Find the gradient vector field for the scalar function. (That is, find the conservative vector field for the potential function.) $$ g(x, y, z)=x y \ln (x+y) $$

Short answer

\(\nabla g = \left(y \ln (x+y) + \frac{x y}{x+y}\right) \hat{i} + \left(x \ln (x+y) + \frac{x y}{x+y}\right) \hat{j}\)

Step-by-step solution

- Understand the gradient operator

The gradient operator is represented as \(\nabla f\), where \(f\) is the function. In three dimensions, it is represented as: \(\nabla f = \frac{\partial f}{\partial x} \hat{i} + \frac{\partial f}{\partial y} \hat{j} + \frac{\partial f}{\partial z} \hat{k}\), where \(\hat{i}\), \(\hat{j}\), and \(\hat{k}\) are base vectors of the x, y, and z axes, respectively and \(\frac{\partial f}{\partial x}\), \(\frac{\partial f}{\partial y}\), and \(\frac{\partial f}{\partial z}\) are the partial derivative of \(f\) with respect to \(x\), \(y\), and \(z\), respectively.

- Find the partial derivatives

The function \(g(x, y, z) = x y \ln (x+y) \) contains three variables. However, there is no explicit dependence on \(z\), i.e. partial derivative with respect to \(z\) is zero. Let's calculate the partial derivatives with respect to \(x\) and \(y\):\(\frac{\partial f}{\partial x} = y \ln (x+y) + \frac{x y}{x+y}\)and\(\frac{\partial f}{\partial y} = x \ln (x+y) + \frac{x y}{x+y}\)

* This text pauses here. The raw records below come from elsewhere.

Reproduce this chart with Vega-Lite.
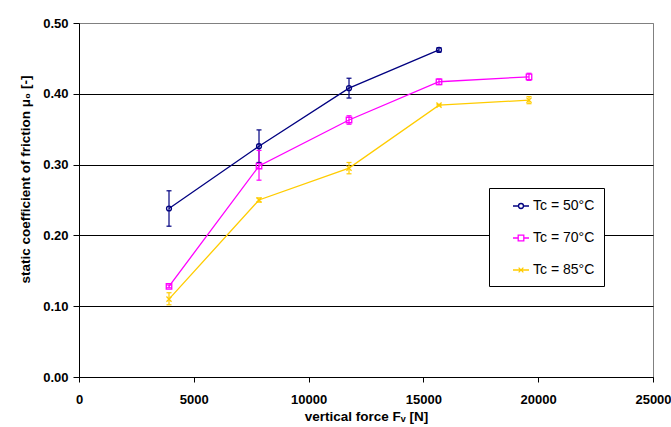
{
  "$schema": "https://vega.github.io/schema/vega-lite/v6.json",
  "width": 574,
  "height": 354,
  "autosize": {"type": "none"},
  "padding": {"left": 79, "top": 23, "right": 18, "bottom": 50},
  "background": "white",
  "config": {
    "font": "Liberation Sans",
    "view": {"stroke": "#808080", "strokeWidth": 1, "fill": "white"}
  },
  "data": {
    "values": [
      {"series": "Tc = 50°C", "F": 3920, "mu": 0.238, "lo": 0.213, "hi": 0.263},
      {"series": "Tc = 50°C", "F": 7840, "mu": 0.326, "lo": 0.303, "hi": 0.349},
      {"series": "Tc = 50°C", "F": 11760, "mu": 0.408, "lo": 0.394, "hi": 0.422},
      {"series": "Tc = 50°C", "F": 15680, "mu": 0.462, "lo": 0.459, "hi": 0.465},
      {"series": "Tc = 70°C", "F": 3920, "mu": 0.128, "lo": 0.126, "hi": 0.130},
      {"series": "Tc = 70°C", "F": 7840, "mu": 0.298, "lo": 0.278, "hi": 0.320},
      {"series": "Tc = 70°C", "F": 11760, "mu": 0.363, "lo": 0.357, "hi": 0.369},
      {"series": "Tc = 70°C", "F": 15680, "mu": 0.417, "lo": 0.413, "hi": 0.421},
      {"series": "Tc = 70°C", "F": 19600, "mu": 0.424, "lo": 0.419, "hi": 0.429},
      {"series": "Tc = 85°C", "F": 3920, "mu": 0.110, "lo": 0.102, "hi": 0.119},
      {"series": "Tc = 85°C", "F": 7840, "mu": 0.250, "lo": 0.247, "hi": 0.253},
      {"series": "Tc = 85°C", "F": 11760, "mu": 0.295, "lo": 0.287, "hi": 0.303},
      {"series": "Tc = 85°C", "F": 15680, "mu": 0.384, "lo": 0.383, "hi": 0.385},
      {"series": "Tc = 85°C", "F": 19600, "mu": 0.391, "lo": 0.386, "hi": 0.396}
    ]
  },
  "encoding": {
    "x": {
      "field": "F", "type": "quantitative",
      "scale": {"domain": [0, 25000], "nice": false, "zero": true},
      "axis": {
        "title": "vertical force Fᵥ [N]",
        "values": [0, 5000, 10000, 15000, 20000, 25000],
        "format": "d",
        "grid": false,
        "domainColor": "black",
        "tickColor": "black",
        "tickSize": 5,
        "labelPadding": 11,
        "labelFont": "Liberation Sans",
        "labelFontWeight": "bold",
        "labelFontSize": 13,
        "labelColor": "black",
        "labelFlush": false,
        "titleFont": "Liberation Sans",
        "titleFontWeight": "bold",
        "titleFontSize": 13.5,
        "titleColor": "black",
        "titlePadding": 3
      }
    },
    "stroke": {
      "field": "series", "type": "nominal",
      "scale": {"domain": ["Tc = 50°C", "Tc = 70°C", "Tc = 85°C"], "range": ["#000080", "#FF00FF", "#FFCC00"]},
      "legend": {
        "title": null,
        "orient": "none",
        "legendX": 410,
        "legendY": 165,
        "padding": 9,
        "symbolOffset": 14,
        "labelOffset": 3,
        "rowPadding": 16,
        "symbolSize": 256,
        "symbolStrokeWidth": 1.3,
        "symbolFillColor": "transparent",
        "strokeColor": "black",
        "fillColor": "white",
        "labelFont": "Liberation Sans",
        "labelFontSize": 14,
        "labelColor": "black",
        "labelExpr": "datum.label + '\u00a0\u00a0\u00a0\u00a0\u00a0'"
      }
    }
  },
  "layer": [
    {
      "mark": {"type": "rule", "strokeWidth": 1.2},
      "encoding": {
        "y": {
          "field": "lo", "type": "quantitative",
          "scale": {"domain": [0, 0.5], "nice": false},
          "axis": {
            "title": "static coefficient of friction μ₀ [-]",
            "values": [0, 0.1, 0.2, 0.3, 0.4, 0.5],
            "format": ".2f",
            "grid": true,
            "gridColor": {"condition": {"test": "datum.value >= 0.5", "value": "#808080"}, "value": "black"},
            "gridWidth": 1,
            "domainColor": "black",
            "tickColor": "black",
            "tickSize": 6,
            "labelPadding": 5,
            "labelFont": "Liberation Sans",
            "labelFontWeight": "bold",
            "labelFontSize": 13,
            "labelColor": "black",
            "labelFlush": false,
            "titleFont": "Liberation Sans",
            "titleFontWeight": "bold",
            "titleFontSize": 13.5,
            "titleColor": "black",
            "titleX": -47,
            "titleY": 156,
            "titleAlign": "center",
            "titleBaseline": "bottom",
            "titleAngle": -90
          }
        },
        "y2": {"field": "hi"}
      }
    },
    {
      "mark": {"type": "rule", "strokeWidth": 1.2, "xOffset": -2.5, "x2Offset": 2.5},
      "encoding": {
        "x2": {"field": "F"},
        "y": {"field": "lo", "type": "quantitative"}
      }
    },
    {
      "mark": {"type": "rule", "strokeWidth": 1.2, "xOffset": -2.5, "x2Offset": 2.5},
      "encoding": {
        "x2": {"field": "F"},
        "y": {"field": "hi", "type": "quantitative"}
      }
    },
    {
      "mark": {"type": "line", "strokeWidth": 1.3},
      "encoding": {"y": {"field": "mu", "type": "quantitative"}}
    },
    {
      "transform": [{"filter": "datum.series === 'Tc = 50°C'"}],
      "mark": {"type": "point", "shape": "circle", "filled": false, "strokeWidth": 1.3, "opacity": 1, "size": 24},
      "encoding": {"y": {"field": "mu", "type": "quantitative"}}
    },
    {
      "transform": [{"filter": "datum.series === 'Tc = 70°C'"}],
      "mark": {"type": "point", "shape": "square", "filled": false, "strokeWidth": 1.3, "opacity": 1, "size": 30},
      "encoding": {"y": {"field": "mu", "type": "quantitative"}}
    },
    {
      "transform": [{"filter": "datum.series === 'Tc = 85°C'"}],
      "mark": {"type": "point", "shape": "M-1,-1L1,1M-1,1L1,-1", "filled": false, "strokeWidth": 1.3, "opacity": 1, "size": 26},
      "encoding": {"y": {"field": "mu", "type": "quantitative"}}
    },
    {
      "transform": [{"filter": "false"}],
      "mark": {"type": "point", "filled": false, "strokeWidth": 1.3, "opacity": 1},
      "encoding": {
        "y": {"field": "mu", "type": "quantitative"},
        "shape": {
          "field": "series", "type": "nominal",
          "scale": {
            "domain": ["Tc = 50°C", "Tc = 70°C", "Tc = 85°C"],
            "range": [
              "M-1,0H-0.31M0.31,0H1M0.31,0A0.31,0.31 0 1,1 -0.31,0A0.31,0.31 0 1,1 0.31,0",
              "M-1,0H-0.35M0.35,0H1M-0.35,-0.35H0.35V0.35H-0.35Z",
              "M-1,0H1M-0.3,-0.3L0.3,0.3M-0.3,0.3L0.3,-0.3"
            ]
          },
          "legend": {
            "title": null,
            "orient": "none",
            "legendX": 410,
            "legendY": 165,
            "padding": 9,
            "symbolOffset": 14,
            "labelOffset": 3,
            "rowPadding": 16,
            "symbolSize": 256,
            "symbolStrokeWidth": 1.3,
            "symbolFillColor": "transparent",
            "strokeColor": "black",
            "fillColor": "white",
            "labelFont": "Liberation Sans",
            "labelFontSize": 14,
            "labelColor": "black",
            "labelExpr": "datum.label + '\u00a0\u00a0\u00a0\u00a0\u00a0'"
          }
        }
      }
    }
  ]
}
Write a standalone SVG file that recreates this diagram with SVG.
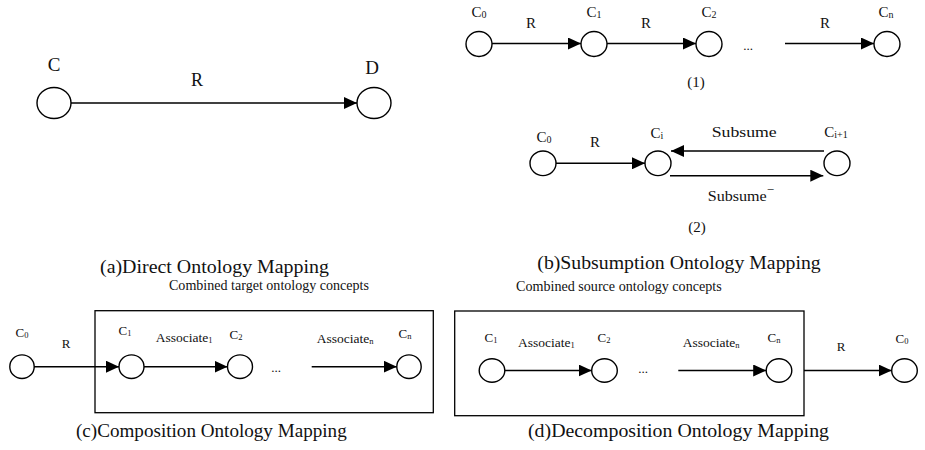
<svg xmlns="http://www.w3.org/2000/svg" width="925" height="450" viewBox="0 0 925 450">
<defs>
<style>
text{font-family:"Liberation Serif","Times New Roman",serif;fill:#111;}
.n{fill:#fff;stroke:#000;stroke-width:1.4;}
.e{stroke:#000;stroke-width:1.4;fill:none;marker-end:url(#ah);}
.box{fill:none;stroke:#000;stroke-width:1.3;}
.m{text-anchor:middle;}
.cap{font-size:18px;}
</style>
<marker id="ah" markerUnits="userSpaceOnUse" markerWidth="13" markerHeight="12" refX="13" refY="6" orient="auto">
<path d="M0,0 L13,6 L0,12 z" fill="#000"/>
</marker>
</defs>
<rect width="925" height="450" fill="#fff"/>

<!-- (a) -->
<g id="a-C"><ellipse class="n" cx="54" cy="103" rx="17" ry="15.5"/><text class="m" x="54" y="71" font-size="19">C</text></g>
<g id="a-D"><ellipse class="n" cx="374" cy="103" rx="17" ry="15.5"/><text class="m" x="372" y="74" font-size="19">D</text></g>

<!-- (b)(1) -->
<g id="b1-C0"><ellipse class="n" cx="479" cy="44" rx="13" ry="12.5"/><text class="m" x="479" y="17" font-size="15">C<tspan font-size="10" dy="1">0</tspan></text></g>
<g id="b1-C1"><ellipse class="n" cx="594" cy="44" rx="13" ry="12.5"/><text class="m" x="594" y="17" font-size="15">C<tspan font-size="10" dy="1">1</tspan></text></g>
<g id="b1-C2"><ellipse class="n" cx="709" cy="44" rx="13" ry="12.5"/><text class="m" x="709" y="17" font-size="15">C<tspan font-size="10" dy="1">2</tspan></text></g>
<g id="b1-Cn"><ellipse class="n" cx="887" cy="44" rx="13" ry="12.5"/><text class="m" x="886" y="17" font-size="15">C<tspan font-size="10" dy="1">n</tspan></text></g>
<text class="m" x="748" y="50" font-size="13">...</text>
<text class="m" x="696" y="87" font-size="15">(1)</text>

<!-- (b)(2) -->
<g id="b2-C0"><ellipse class="n" cx="543" cy="163.3" rx="13" ry="12.3"/><text class="m" x="544" y="142" font-size="15">C<tspan font-size="10" dy="1">0</tspan></text></g>
<g id="b2-Ci"><ellipse class="n" cx="658" cy="163.3" rx="13" ry="12.3"/><text class="m" x="657" y="137.5" font-size="15">C<tspan font-size="10" dy="1">i</tspan></text></g>
<g id="b2-Ci1"><ellipse class="n" cx="837" cy="163.3" rx="13" ry="12.3"/><text class="m" x="836" y="137" font-size="15">C<tspan font-size="10" dy="1">i+1</tspan></text></g>
<text class="m" x="697" y="232" font-size="15">(2)</text>

<!-- captions -->
<text class="cap" x="100" y="273.3" textLength="229" lengthAdjust="spacingAndGlyphs">(a)Direct Ontology Mapping</text>
<text class="cap" x="537.3" y="269.3" textLength="283.4" lengthAdjust="spacingAndGlyphs">(b)Subsumption Ontology Mapping</text>
<text class="cap" x="76" y="436.7" textLength="270.7" lengthAdjust="spacingAndGlyphs">(c)Composition Ontology Mapping</text>
<text class="cap" x="528" y="436.7" textLength="301" lengthAdjust="spacingAndGlyphs">(d)Decomposition Ontology Mapping</text>

<!-- (c) -->
<text x="169" y="290" font-size="14" textLength="200" lengthAdjust="spacingAndGlyphs">Combined target ontology concepts</text>
<g id="c-box"><rect class="box" x="95" y="310.7" width="338.3" height="102"/></g>
<g id="c-C0"><ellipse class="n" cx="22" cy="366.7" rx="12.2" ry="11.8"/><text class="m" x="22" y="336.7" font-size="13">C<tspan font-size="8.5" dy="1">0</tspan></text></g>
<g id="c-C1"><ellipse class="n" cx="131.5" cy="366.7" rx="12.5" ry="11.8"/><text class="m" x="125" y="335" font-size="13">C<tspan font-size="8.5" dy="1">1</tspan></text></g>
<g id="c-C2"><ellipse class="n" cx="240" cy="366.7" rx="12.5" ry="11.8"/><text class="m" x="236" y="339.3" font-size="13">C<tspan font-size="8.5" dy="1">2</tspan></text></g>
<g id="c-Cn"><ellipse class="n" cx="409" cy="366.7" rx="12.2" ry="11.8"/><text class="m" x="405" y="338" font-size="13">C<tspan font-size="8.5" dy="1">n</tspan></text></g>
<text class="m" x="276" y="372" font-size="13">...</text>

<!-- (d) -->
<text x="516" y="290.7" font-size="14" textLength="205.7" lengthAdjust="spacingAndGlyphs">Combined source ontology concepts</text>
<g id="d-box"><rect class="box" x="454.7" y="311" width="349.3" height="104.7"/></g>
<g id="d-C1"><ellipse class="n" cx="492" cy="370.5" rx="12.8" ry="11.8"/><text class="m" x="491" y="342" font-size="13">C<tspan font-size="8.5" dy="1">1</tspan></text></g>
<g id="d-C2"><ellipse class="n" cx="604.5" cy="370.5" rx="12.8" ry="11.8"/><text class="m" x="604" y="342" font-size="13">C<tspan font-size="8.5" dy="1">2</tspan></text></g>
<g id="d-Cn"><ellipse class="n" cx="779" cy="370.5" rx="12.8" ry="11.8"/><text class="m" x="774" y="342" font-size="13">C<tspan font-size="8.5" dy="1">n</tspan></text></g>
<g id="d-C0"><ellipse class="n" cx="904.5" cy="370.5" rx="12.8" ry="11.8"/><text class="m" x="902" y="342.7" font-size="13">C<tspan font-size="8.5" dy="1">0</tspan></text></g>
<text class="m" x="643" y="373" font-size="13">...</text>

<g id="connectors">
<line class="e" x1="71" y1="103" x2="357" y2="103"/>
<text class="m" x="197" y="86" font-size="18">R</text>

<line class="e" x1="492" y1="43.5" x2="581" y2="43.5"/>
<line class="e" x1="607" y1="43.5" x2="696" y2="43.5"/>
<line class="e" x1="785" y1="43.5" x2="874" y2="43.5"/>
<text class="m" x="531" y="27.7" font-size="15">R</text>
<text class="m" x="646" y="27.7" font-size="15">R</text>
<text class="m" x="825" y="27.7" font-size="15">R</text>

<line class="e" x1="556" y1="163.3" x2="645" y2="163.3"/>
<text class="m" x="595" y="146.7" font-size="15">R</text>
<line class="e" x1="824" y1="151" x2="671" y2="151"/>
<text x="711.7" y="136.7" font-size="15" textLength="65" lengthAdjust="spacingAndGlyphs">Subsume</text>
<line class="e" x1="670" y1="175.7" x2="823.3" y2="175.7"/>
<text x="707.7" y="200.7" font-size="15"><tspan textLength="59" lengthAdjust="spacingAndGlyphs">Subsume</tspan><tspan font-size="13" dy="-7">−</tspan></text>

<line class="e" x1="34" y1="366.7" x2="119" y2="366.7"/>
<text class="m" x="66" y="348.3" font-size="13">R</text>
<line class="e" x1="144" y1="366.7" x2="227.5" y2="366.7"/>
<text x="155.7" y="341.7" font-size="13.5">Associate<tspan font-size="8.5" dy="1">1</tspan></text>
<line class="e" x1="311.7" y1="366.7" x2="396.8" y2="366.7"/>
<text x="316.7" y="342.7" font-size="13.5">Associate<tspan font-size="8.5" dy="1">n</tspan></text>

<line class="e" x1="505" y1="370.5" x2="591.7" y2="370.5"/>
<text x="518" y="346.7" font-size="13.5">Associate<tspan font-size="8.5" dy="1">1</tspan></text>
<line class="e" x1="678.3" y1="370.5" x2="766.2" y2="370.5"/>
<text x="682.7" y="346.7" font-size="13.5">Associate<tspan font-size="8.5" dy="1">n</tspan></text>
<line class="e" x1="804" y1="370.5" x2="891.7" y2="370.5"/>
<text class="m" x="841" y="351" font-size="13">R</text>
</g>
</svg>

- Form the Gradient Vector Field

Now we will place our calculated partial derivatives into the gradient vector formula:\(\nabla g = \frac{\partial f}{\partial x} \hat{i} + \frac{\partial f}{\partial y} \hat{j} + \frac{\partial f}{\partial z} \hat{k}\)Substituting our calculated partial derivatives:\(\nabla g = \left(y \ln (x+y) + \frac{x y}{x+y}\right) \hat{i} + \left(x \ln (x+y) + \frac{x y}{x+y}\right) \hat{j} + 0 \hat{k} \)